Così, con riferimento specifico al nostro nuovo diritto societario, è dubbio che l’indipendenza possa essere pienamente assicurata attraverso i sistemi che sono stati introdotti. E’ dubbio infatti, ad esempio, nel sistema dualistico (art. 2409.8), che l’indipendenza possa essere assicurata, quando si pensi che i soci nominano il Consiglio di sorveglianza e quest’ultimo nomina il Consiglio di gestione, onde i membri di quest’ultimo sono direttamente dipendenti dal primo. E lo stesso accade nel sistema monistico (art. 2409.16) che prevede un Consiglio di amministrazione e un Comitato per il controllo di gestione costituito al suo interno.

 

Occorrerebbe quindi fin d’ora assicurare alla nuova disciplina un sistema di controlli interni, e di trasparenza esterna, al fine di assicurare la correttezza delle informazioni, che sono garanzia di legalità per l’opinione pubblica e per il mercato.

 

Preme in definitiva sottolineare che l’esigenza d’indipendenza degli organi amministrativi è fondamentale, così come è fondamentale l’esigenza della trasparenza. Non dispiace quindi ricordare una sentenza recentissima della Cassazione (Cass., 8 novembre 2002, n. 15749), a proposito di un dirigente che si è rifiutato di alterare i bilanci di una società, con la quale è stato stabilito che il rifiuto del dirigente di apportare modifiche al bilancio della società datrice di lavoro che presentino irregolarità contabili e fiscali non è motivo legittimo di licenziamento . E’ un piccolo principio che si innesta nel solco della più ampia tradizione che si vuole affermare.

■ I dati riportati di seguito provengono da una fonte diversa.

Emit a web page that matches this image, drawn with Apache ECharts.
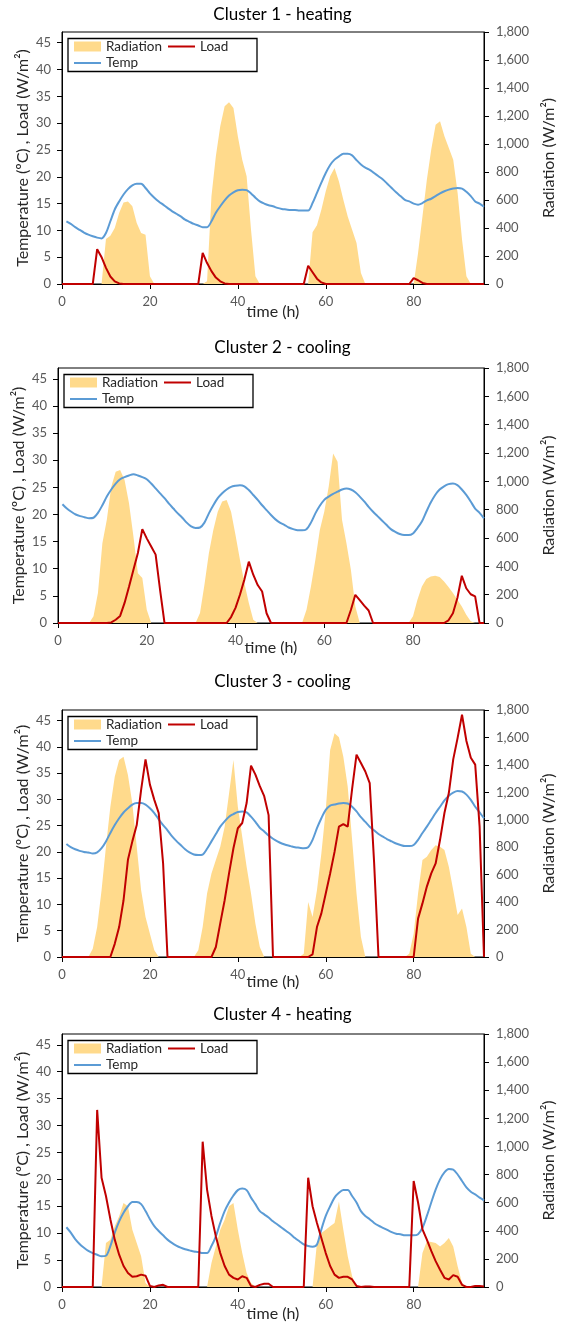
<!DOCTYPE html>
<html><head><meta charset="utf-8">
<script src="https://cdn.jsdelivr.net/npm/echarts@6/dist/echarts.min.js"></script>
<style>html,body{margin:0;padding:0;background:#fff}#c{width:565px;height:1324px}</style>
</head><body><div id="c"></div>
<script>
// ---- data (hour index 0..96) ----
const hours = [0,1,2,3,4,5,6,7,8,9,10,11,12,13,14,15,16,17,18,19,20,21,22,23,24,25,26,27,28,29,30,31,32,33,34,35,36,37,38,39,40,41,42,43,44,45,46,47,48,49,50,51,52,53,54,55,56,57,58,59,60,61,62,63,64,65,66,67,68,69,70,71,72,73,74,75,76,77,78,79,80,81,82,83,84,85,86,87,88,89,90,91,92,93,94,95,96];
const xTicks = [0,20,40,60,80];
const leftTicks = [0,5,10,15,20,25,30,35,40,45];
const titles = ['Cluster 1 - heating','Cluster 2 - cooling','Cluster 3 - cooling','Cluster 4 - heating'];

// Radiation (W/m2), h = 0..96
const rad1 = [0,0,0,0,0,0,0,0,0,0, 321,345,400,507,583,590,555,436,364,352,55,0, 0,0,0,0,0,0,0,0,0,0,0, 20,626,912,1126,1269,1298,1257,1055,888,769,388,55,0, 0,0,0,0,0,0,0,0,0,0,0, 370,420,530,662,769,829,733,602,483,388,293,79,0, 0,0,0,0,0,0,0,0,0,0,0, 221,483,745,960,1138,1162,1055,971,888,650,317,55,0,0,0,0];
const rad2 = [0,0,0,0,0,0,0,0, 47,211,563,728,962,1068,1080,1009,845,610,352,317,94,0, 0,0,0,0,0,0,0,0,0,0, 70,270,493,657,786,857,869,786,622,446,282,141,23,0, 0,0,0,0,0,0,0,0,0,0, 94,258,446,657,786,962,1197,1138,728,563,376,117,0, 0,0,0,0,0,0,0,0,0,0,0, 47,164,258,310,329,333,324,293,254,211,164,117,59,12,0, 0,0];
const rad3 = [0,0,0,0,0,0,0, 61,219,487,803,1095,1314,1436,1460,1326,1119,803,487,292,170,49, 0,0,0,0,0,0,0,0,0, 49,219,462,608,706,803,949,1192,1436,1095,876,657,462,243,73, 0,0,0,0,0,0,0,0,0, 24,401,292,487,754,1071,1509,1630,1601,1460,1241,852,462,146, 0,0,0,0,0,0,0,0,0,0, 24,170,462,706,730,779,815,803,779,657,487,306,353,219,24, 0,0,0];
const rad4 = [0,0,0,0,0,0,0,0,0,0, 313,337,432,503,598,574,408,313,218,28, 0,0,0,0,0,0,0,0,0,0,0,0,0,0, 171,289,408,479,574,598,408,242,100,28, 0,0,0,0,0,0,0,0,0,0,0,0,0,0, 313,384,408,432,455,609,408,218,76, 0,0,0,0,0,0,0,0,0,0,0,0,0,0,0, 242,325,320,313,289,313,349,289,147,28, 0,0,0,0,0];

// Load (W/m2), h = 0..96
const load1 = [0,0,0,0,0,0,0,0, 6.5,5.0,3.0,1.4,0.5,0.1, 0,0,0,0,0,0,0,0,0,0,0,0,0,0,0,0,0,0, 5.8,3.9,2.4,1.2,0.5,0.1, 0,0,0,0,0,0,0,0,0,0,0,0,0,0,0,0,0,0, 3.4,2.2,1.0,0.3, 0,0,0,0,0,0,0,0,0,0,0,0,0,0,0,0,0,0,0,0, 1.1,0.7,0.2, 0,0,0,0,0,0,0,0,0,0,0,0,0,0];
const load2 = [0,0,0,0,0,0,0,0,0,0,0,0, 0.1,0.6,1.3,3.7,6.7,9.8,12.9,17.3,15.6,14.1,12.6,6.1, 0,0,0,0,0,0,0,0,0,0,0,0,0,0,0, 1.1,2.8,5.2,8.0,11.3,8.9,7.0,5.8,1.8, 0,0,0,0,0,0,0,0,0,0,0,0,0,0,0,0,0,0, 2.4,5.2,4.2,3.2,2.3, 0,0,0,0,0,0,0,0,0,0,0,0,0,0,0,0,0, 0.5,1.8,4.6,8.7,6.4,5.3,4.9, 0,0];
const load3 = [0,0,0,0,0,0,0,0,0,0,0,0, 2.5,5.7,10.8,18.5,22.0,25.1,31.8,37.6,32.8,29.9,27.4,17.8,0, 0,0,0,0,0,0,0,0,0,0, 1.9,6.4,10.8,15.9,20.7,24.5,25.5,29.3,36.4,34.7,32.5,30.6,27.0,0, 0,0,0,0,0,0,0,0, 0.5,5.7,8.3,12.1,15.9,20.0,24.8,25.3,24.8,32.0,38.5,36.9,35.3,33.1,18.0,0, 0,0,0,0,0,0,0,0, 7.3,10.2,13.4,15.9,17.8,22.3,27.4,31.2,37.6,41.7,46.1,41.1,37.9,36.6,24.8,0];
const load4 = [0,0,0,0,0,0,0,0, 32.9,20.3,16.9,12.6,8.8,6.0,3.9,2.6,1.9,2.0,2.3,2.1,0.2,0,0.3,0.4,0, 0,0,0,0,0,0,0, 27.0,18.1,13.2,9.4,6.3,3.9,2.3,1.7,1.4,2.0,1.7,0.2,0,0.4,0.6,0.6,0, 0,0,0,0,0,0,0, 20.3,15.0,11.9,9.1,6.3,3.9,2.3,1.7,1.9,1.9,1.4,0.2,0,0.1,0.1,0, 0,0,0,0,0,0,0,0, 19.7,15.7,10.7,8.8,6.7,4.8,3.2,1.7,1.4,2.2,1.9,0.4,0,0,0.2,0.2,0.1];

// Temperature (ºC), h = 1..96
const temp1 = [11.7,11.2,10.6,10.1,9.6,9.2,8.9,8.65,8.5,9.5, 11.7,13.9,15.4,16.7,17.7,18.4,18.7,18.7,17.9,16.9, 16.1,15.4,14.8,14.2,13.6,13.1,12.6,12.0,11.6,11.2, 10.9,10.6,10.6,11.7,13.3,14.5,15.6,16.5,17.1,17.5, 17.6,17.5,16.9,16.1,15.4,15.0,14.7,14.5,14.2,14.0, 13.9,13.8,13.8,13.7,13.7,13.7,15.1,17.0,18.9,20.7, 22.2,23.2,23.8,24.3,24.3,24.0,23.1,22.3,21.7,21.3, 20.7,20.1,19.5,18.7,17.9,17.1,16.4,15.7,15.4,15.0, 14.8,15.1,15.6,15.9,16.4,16.9,17.3,17.6,17.8,17.9, 17.8,17.2,16.4,15.4,15.0,14.4];
const temp2 = [21.9,21.1,20.5,20.0,19.7,19.5,19.3,19.4,20.3,21.7, 23.3,24.6,25.7,26.5,26.9,27.2,27.4,27.2,26.9,26.5, 25.7,24.8,23.9,23.0,22.0,21.1,20.2,19.4,18.5,17.8, 17.5,17.6,18.5,20.2,21.7,23.0,23.9,24.6,25.1,25.3, 25.4,25.2,24.5,23.6,22.7,21.7,20.8,19.9,19.1,18.5, 18.1,17.6,17.3,17.1,17.1,17.3,18.5,20.2,21.6,22.7, 23.3,23.8,24.2,24.6,24.8,24.6,24.1,23.3,22.4,21.4, 20.5,19.7,18.9,18.1,17.3,16.8,16.4,16.2,16.2,16.5, 17.5,18.7,20.5,22.2,23.6,24.6,25.2,25.6,25.7,25.4, 24.6,23.6,22.4,21.1,20.3,19.3];
const temp3 = [21.5,20.9,20.5,20.2,20.0,19.9,19.7,19.9,20.7,22.0, 23.6,25.1,26.4,27.5,28.3,29.0,29.3,29.3,29.0,28.3, 27.4,26.2,25.1,24.1,23.0,22.1,21.3,20.5,19.9,19.5, 19.4,19.5,20.6,22.0,23.4,24.8,25.8,26.7,27.2,27.6, 27.7,27.5,26.7,25.7,24.6,23.9,23.1,22.5,22.0,21.6, 21.3,21.1,20.9,20.8,20.7,20.9,22.3,24.5,26.4,28.0, 28.8,29.0,29.2,29.3,29.2,28.6,27.7,26.6,25.7,24.8, 24.1,23.4,22.9,22.4,22.0,21.6,21.3,21.1,21.1,21.3, 22.3,23.6,24.8,26.1,27.4,28.6,29.8,30.7,31.3,31.6, 31.5,30.9,29.9,28.6,27.5,26.4];
const temp4 = [11.1,10.1,8.9,8.0,7.3,6.7,6.3,6.0,5.7,5.8, 7.6,10.1,12.2,13.8,15.0,15.8,15.8,15.4,14.1,12.6, 11.3,10.4,9.6,8.8,8.2,7.7,7.3,7.0,6.8,6.6, 6.5,6.3,6.3,7.6,9.4,11.9,14.1,15.7,17.0,18.0, 18.3,18.0,16.6,15.4,14.1,13.5,12.9,12.2,11.6,11.0, 10.4,9.8,9.1,8.5,7.9,7.6,7.5,7.9,10.7,13.2, 15.0,16.6,17.5,18.0,18.0,16.9,15.7,14.1,13.2,12.6, 11.9,11.4,11.0,10.6,10.2,9.9,9.8,9.6,9.6,9.6, 9.8,11.0,13.2,15.7,18.1,20.0,21.3,21.9,21.8,20.9, 19.7,18.5,17.7,17.2,16.6,16.1];

// ---- styling / layout ----
const FONT = 'Lato';
const RAD_COLOR = '#FFDA8C';
const LOAD_COLOR = '#C00000';
const TEMP_COLOR = '#5B9BD5';
const AXIS_COLOR = '#000';
const LABEL_COLOR = '#595959';
const NAME_COLOR = '#262626';

const panels = [
  {title: titles[0], rad: rad1, load: load1, temp: temp1, grid: {left: 62, top: 32, width: 433, height: 252}, titleTop: 6.5, xNameGap: 20},
  {title: titles[1], rad: rad2, load: load2, temp: temp2, grid: {left: 58, top: 368, width: 434, height: 255}, titleTop: 339, xNameGap: 17},
  {title: titles[2], rad: rad3, load: load3, temp: temp3, grid: {left: 62, top: 710, width: 433, height: 247}, titleTop: 673, xNameGap: 17},
  {title: titles[3], rad: rad4, load: load4, temp: temp4, grid: {left: 62, top: 1034, width: 433, height: 253}, titleTop: 1006.5, xNameGap: 19}
];

const option = {
  animation: false,
  backgroundColor: '#fff',
  textStyle: {fontFamily: FONT},
  title: [], grid: [], xAxis: [], yAxis: [], legend: [], series: [], graphic: []
};

panels.forEach((p, i) => {
  const g = p.grid;
  option.title.push({
    text: p.title, left: 'center', top: p.titleTop, padding: 0,
    textStyle: {fontFamily: FONT, fontSize: 17, fontWeight: 'normal', color: '#000'}
  });
  option.grid.push({left: g.left, top: g.top, width: g.width, height: g.height, show: true,
    borderColor: AXIS_COLOR, borderWidth: 1, backgroundColor: 'transparent', containLabel: false});
  option.xAxis.push({
    type: 'value', gridIndex: i, min: 0, max: 96, interval: 20,
    name: 'time (h)', nameLocation: 'middle', nameGap: p.xNameGap, nameMoveOverlap: false,
    nameTextStyle: {fontFamily: FONT, fontSize: 16, color: NAME_COLOR},
    axisLine: {show: true, lineStyle: {color: AXIS_COLOR, width: 1}},
    axisTick: {show: true, length: 5, customValues: xTicks, lineStyle: {color: AXIS_COLOR}},
    axisLabel: {customValues: xTicks, margin: 11, fontFamily: FONT, fontSize: 13, color: LABEL_COLOR},
    splitLine: {show: false}
  });
  option.yAxis.push({
    type: 'value', gridIndex: i, position: 'left', min: 0, max: 47, interval: 5,
    name: 'Temperature (ºC) , Load (W/m²)', nameLocation: 'middle', nameRotate: 90, nameGap: 31,
    nameMoveOverlap: false,
    nameTextStyle: {fontFamily: FONT, fontSize: 16, color: NAME_COLOR},
    axisLine: {show: true, lineStyle: {color: AXIS_COLOR, width: 1}},
    axisTick: {show: true, length: 5, customValues: leftTicks, lineStyle: {color: AXIS_COLOR}},
    axisLabel: {customValues: leftTicks, margin: 11, fontFamily: FONT, fontSize: 13, color: LABEL_COLOR},
    splitLine: {show: false}
  });
  option.yAxis.push({
    type: 'value', gridIndex: i, position: 'right', min: 0, max: 1800, interval: 200,
    name: 'Radiation (W/m²)', nameLocation: 'middle', nameRotate: 90, nameGap: 57,
    nameMoveOverlap: false,
    nameTextStyle: {fontFamily: FONT, fontSize: 16, color: NAME_COLOR},
    axisLine: {show: true, lineStyle: {color: AXIS_COLOR, width: 1}},
    axisTick: {show: true, length: 5, lineStyle: {color: AXIS_COLOR}},
    axisLabel: {margin: 12, fontFamily: FONT, fontSize: 13, color: LABEL_COLOR,
      formatter: v => v.toLocaleString('en-US')},
    splitLine: {show: false}
  });

  option.series.push({
    name: 'Radiation', type: 'line', xAxisIndex: i, yAxisIndex: 2 * i + 1,
    data: hours.map((h, k) => [h, p.rad[k]]),
    symbol: 'none', lineStyle: {width: 0}, itemStyle: {color: RAD_COLOR},
    areaStyle: {color: RAD_COLOR, opacity: 1}, z: 1, silent: true
  });
  option.series.push({
    name: 'Temp', type: 'line', xAxisIndex: i, yAxisIndex: 2 * i,
    data: hours.slice(1).map((h, k) => [h, p.temp[k]]),
    symbol: 'none', smooth: 0.3, itemStyle: {color: TEMP_COLOR},
    lineStyle: {width: 2, color: TEMP_COLOR}, z: 3, silent: true
  });
  option.series.push({
    name: 'Load', type: 'line', xAxisIndex: i, yAxisIndex: 2 * i,
    data: hours.map((h, k) => [h, p.load[k]]),
    symbol: 'none', itemStyle: {color: LOAD_COLOR},
    lineStyle: {width: 2, color: LOAD_COLOR}, z: 4, silent: true
  });

  const L = g.left, T = g.top;
  const legendBase = {padding: 0, itemWidth: 27, selectedMode: false,
    textStyle: {fontFamily: FONT, fontSize: 13.5, color: NAME_COLOR}};
  option.legend.push(Object.assign({}, legendBase, {
    data: [{name: 'Radiation', icon: 'rect', itemStyle: {color: RAD_COLOR, borderWidth: 0}}],
    left: L + 12, top: T + 7.5, itemHeight: 10}));
  option.legend.push(Object.assign({}, legendBase, {
    data: [{name: 'Load', icon: 'rect', itemStyle: {color: LOAD_COLOR, borderWidth: 0}}],
    left: L + 106, top: T + 7.5, itemHeight: 2}));
  option.legend.push(Object.assign({}, legendBase, {
    data: [{name: 'Temp', icon: 'rect', itemStyle: {color: TEMP_COLOR, borderWidth: 0}}],
    left: L + 12, top: T + 24, itemHeight: 2}));
  option.graphic.push({
    type: 'rect', shape: {x: L + 6, y: T + 6.5, width: 189, height: 33},
    style: {fill: 'none', stroke: '#000', lineWidth: 1.3}, silent: true, z: 10
  });
});

const chart = echarts.init(document.getElementById('c'), null, {renderer: 'canvas'});
chart.setOption(option);
</script>
</body></html>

Vi è un bisogno maggiore di etica, di indipendenza e di trasparenza. Se le nuove disposizioni societarie consentiranno di andare in questa direzione tutti potranno avvantaggiarsene: altrimenti occorrerà rivederle per recuperare quei principi che rendono più solida l’attività di impresa e fanno delle società i vettori portanti della nostra economia.